A wheelchair ramp is located at the west side of the main entrance. The ramp has two runs: the first run is 20 feet long, and the second run is 26 feet. The ramp is 60 inches wide. The slope is 1:12. The ramp itself is concrete and has handrails on both sides. There is an outward swinging door (34 inch width) at the top of the ramp leading to a vestibule. A second outward swinging door (33 inch width) opens into the exhibition space. Buzzers and intercoms are located at both doors to notify staff during regular office hours or events to unlock the doors. Once unlocked, visitors can use automatic operators to open the doors.

Washrooms

There are two all-gender washrooms. One has a stall and is not wheelchair accessible. The other is a single room with a urinal and is wheelchair accessible: the door is 33 inches wide and inward swinging, without automation. The toilet has 11 inch clearance on the left side and a handrail.
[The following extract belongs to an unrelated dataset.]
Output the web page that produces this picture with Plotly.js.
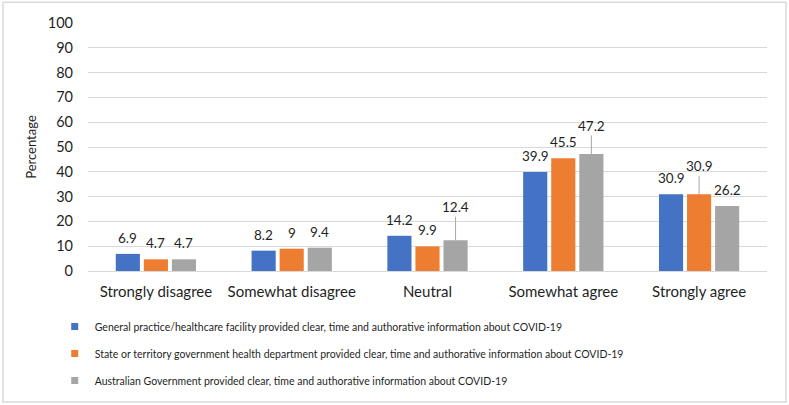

To reach the bathrooms from the studio, exit through the double doors and proceed straight through the lobby and down the hall . Turn left, and the two bathrooms will be on your right side. The closest one has a stall and is not wheelchair accessible. The far bathroom is accessible.

About the 
Instructor
Mentor
Artist
(s):

Based in Tio'tia:ke/Montreal, Razan AlSalah is a Palestinian artist and teacher investigating the material aesthetics of dis/appearance of places and people in the context of colonial image worlds. Her work has shown at community-based and international film festivals & galleries including Art of the Real, Prismatic Ground, RIDM, HotDocs, Yebisu, Melbourne, Glasgow and Beirut International, Sharjah Film Forum and Sursock Museum. AlSalah currently teaches Intermedia and Moving Images at Concordia University in Tio'tia:ke/Montreal.

Website

Muhammad Nour-Elkhairy is a Palestinian filmmaker, video artist and film programmer based in Montreal. He graduated from the MFA studio Arts : Film Production program at Concordia University. His work is interested in power relations and how they are maintained and mediated through moving images.

Website

Rana Nazzal Hamadeh is a Palestinian-Canadian artist. Her photography film, and installation works look at issues related to time, space, memory, and movement, offering interventions rooted in a decolonial framework. Rana holds an MFA in Documentary Media from Toronto Metropolitan University and is based between Ramallah and Tkaronto.

Website

Serene Husni is a writer, translator & filmmaker. She holds an MFA in Documentary Media from Ryerson University with distinction. Through “The Shoes Project Shorts” and together with Gerda Cammaer, Associate Professor in Film at Ryerson University, Serene is currently co-mentoring six refugee and immigrant women in making personal films centering shoes in their stories of migration to Canada.

Website

Nada El-Omari is a filmmaker and writer of Palestinian and Egyptian origin based in Montréal, Québec. She has centered her practice and research interests on the intergenerational transmissions of memories, displacement and the stories of belonging and identity through a poetic, hybrid lens. Focusing on process and fragments in text, sound and image, Nada explores different ways to self-narrate new ways to speak hybridity and self. Her films have recently been shown at the NYU’s Orphan Films Symposium, Belfast Film Festival, Palestine Cinema Days, Visions Cairo, Toronto Palestine Film Festival and on Shasha. Her work has also been published in Montréal Sérai and qumra journal. She is currently displaying a digital project commissioned by the Art Gallery of Ontario (on view at: 1-home.net) in collaboration with Sonya Mwambu. El-Omari holds a BFA in Film Production and MFA in Film from York University.

Website

Kalil Haddad is an experimental filmmaker based in Toronto, Ontario. Often working in hybrid forms, he has written and directed several short works including As I Sat in His Car… (2018), Farm Boy (2019), Tiger Eats a Baby (2020), and The Taking of Jordan (2022). As an editor, he has collaborated with acclaimed filmmakers Kazik Radwanski (Anne at 13,000 Ft., TIFF ‘19), Sophy Romvari (Still Processing, TIFF ‘20), and John Greyson (International Dawn Chorus Day, Berlinale ‘21 — TEDDY Award, Best Short Film). He holds a Bachelor of Fine Arts in Film Production from York University.

Website

Leila Almawy is an Arab-Canadian filmmaker and activist whose work centres marginalized voices and underrepresented communities. Identity, im/mobility, and displacement are themes that she explores in several of her works.